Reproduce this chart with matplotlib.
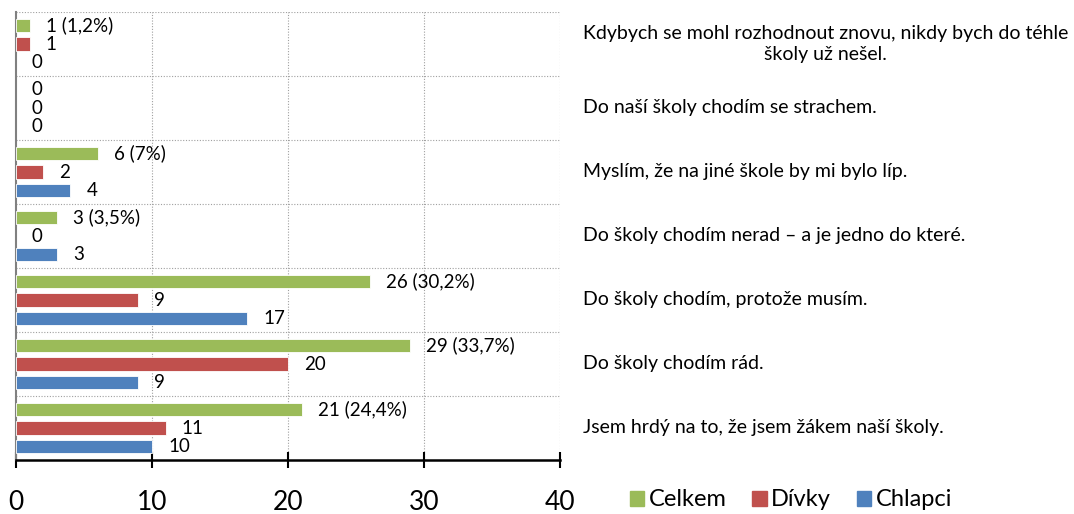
import matplotlib
matplotlib.use("Agg")
import matplotlib.pyplot as plt
from matplotlib.patches import Patch
from matplotlib.transforms import blended_transform_factory

plt.rcParams['font.family'] = ['Lato', 'DejaVu Sans']

# ── Data ───────────────────────────────────────────────────────────────────────
categories = [
    "Kdybych se mohl rozhodnout znovu, nikdy bych do téhle\nškoly už nešel.",
    "Do naší školy chodím se strachem.",
    "Myslím, že na jiné škole by mi bylo líp.",
    "Do školy chodím nerad – a je jedno do které.",
    "Do školy chodím, protože musím.",
    "Do školy chodím rád.",
    "Jsem hrdý na to, že jsem žákem naší školy.",
]
celkem = [1, 0, 6, 3, 26, 29, 21]
celkem_pct = ["1,2%", None, "7%", "3,5%", "30,2%", "33,7%", "24,4%"]
divky = [1, 0, 2, 0, 9, 20, 11]
chlapci = [0, 0, 4, 3, 17, 9, 10]
xticks = [0, 10, 20, 30, 40]

GREEN = "#9BBB59"
RED = "#C0504D"
BLUE = "#4F81BD"

# ── Figure ─────────────────────────────────────────────────────────────────────
W, H = 1074, 514
fig = plt.figure(figsize=(W / 100, H / 100), dpi=100)
ax = fig.add_axes([16 / W, (H - 460) / H, (560 - 16) / W, (460 - 12) / H])
label_tr = blended_transform_factory(fig.transFigure, ax.transData)

bar_h = 0.215
step = 0.29
series = [(celkem, GREEN, -step), (divky, RED, 0.0), (chlapci, BLUE, step)]

for i, cat in enumerate(categories):
    yc = i + 0.5
    for k, (vals, col, off) in enumerate(series):
        v = vals[i]
        if v > 0:
            ax.barh(yc + off, v, height=bar_h, color=col, edgecolor="white",
                    linewidth=0.6, zorder=3)
        if k == 0 and v > 0:
            txt = f"{v} ({celkem_pct[i]})"
        else:
            txt = f"{v}"
        ax.annotate(txt, (v, yc + off), xytext=(11.5, 0), textcoords="offset points",
                    va="center", ha="left", fontsize=13.5, color="black", zorder=4)
    ax.text(583 / W, yc, cat, transform=label_tr, ha="left", va="center",
            multialignment="center", fontsize=14, color="black",
            linespacing=1.3)

ax.set_xlim(0, 40)
ax.set_ylim(len(categories), 0)

# grid
for y in range(0, len(categories)):
    ax.axhline(y, color="#A0A0A0", linestyle=(0, (1, 1.5)), linewidth=0.8, zorder=1)
for x in xticks[1:]:
    ax.axvline(x, color="#A0A0A0", linestyle=(0, (1, 1.5)), linewidth=0.8, zorder=1)

ax.set_yticks([])
ax.set_xticks(xticks)
ax.tick_params(axis="x", direction="inout", length=11.5, width=1.5, pad=16,
               labelsize=19, colors="black")
for s in ("top", "right"):
    ax.spines[s].set_visible(False)
ax.spines["left"].set_color("#808080")
ax.spines["left"].set_linewidth(1.5)
ax.spines["bottom"].set_color("black")
ax.spines["bottom"].set_linewidth(1.8)
ax.spines["bottom"].set_zorder(5)

handles = [Patch(color=GREEN, label="Celkem"),
           Patch(color=RED, label="Dívky"),
           Patch(color=BLUE, label="Chlapci")]
fig.legend(handles=handles, loc="center", bbox_to_anchor=(791 / W, (H - 500) / H),
           ncol=3, frameon=False, fontsize=17, handlelength=0.6, handleheight=0.6,
           handletextpad=0.2, columnspacing=1.1, borderaxespad=0)

fig.savefig("out.png", dpi=100)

^^^^^^^^

**WORK TO BE COMPLETED**
Copy each line from the data above that includes "matplotlib".

**THE ANSWER**
Reproduce this chart with matplotlib.
import matplotlib
matplotlib.use("Agg")
import matplotlib.pyplot as plt
from matplotlib.patches import Patch
from matplotlib.transforms import blended_transform_factory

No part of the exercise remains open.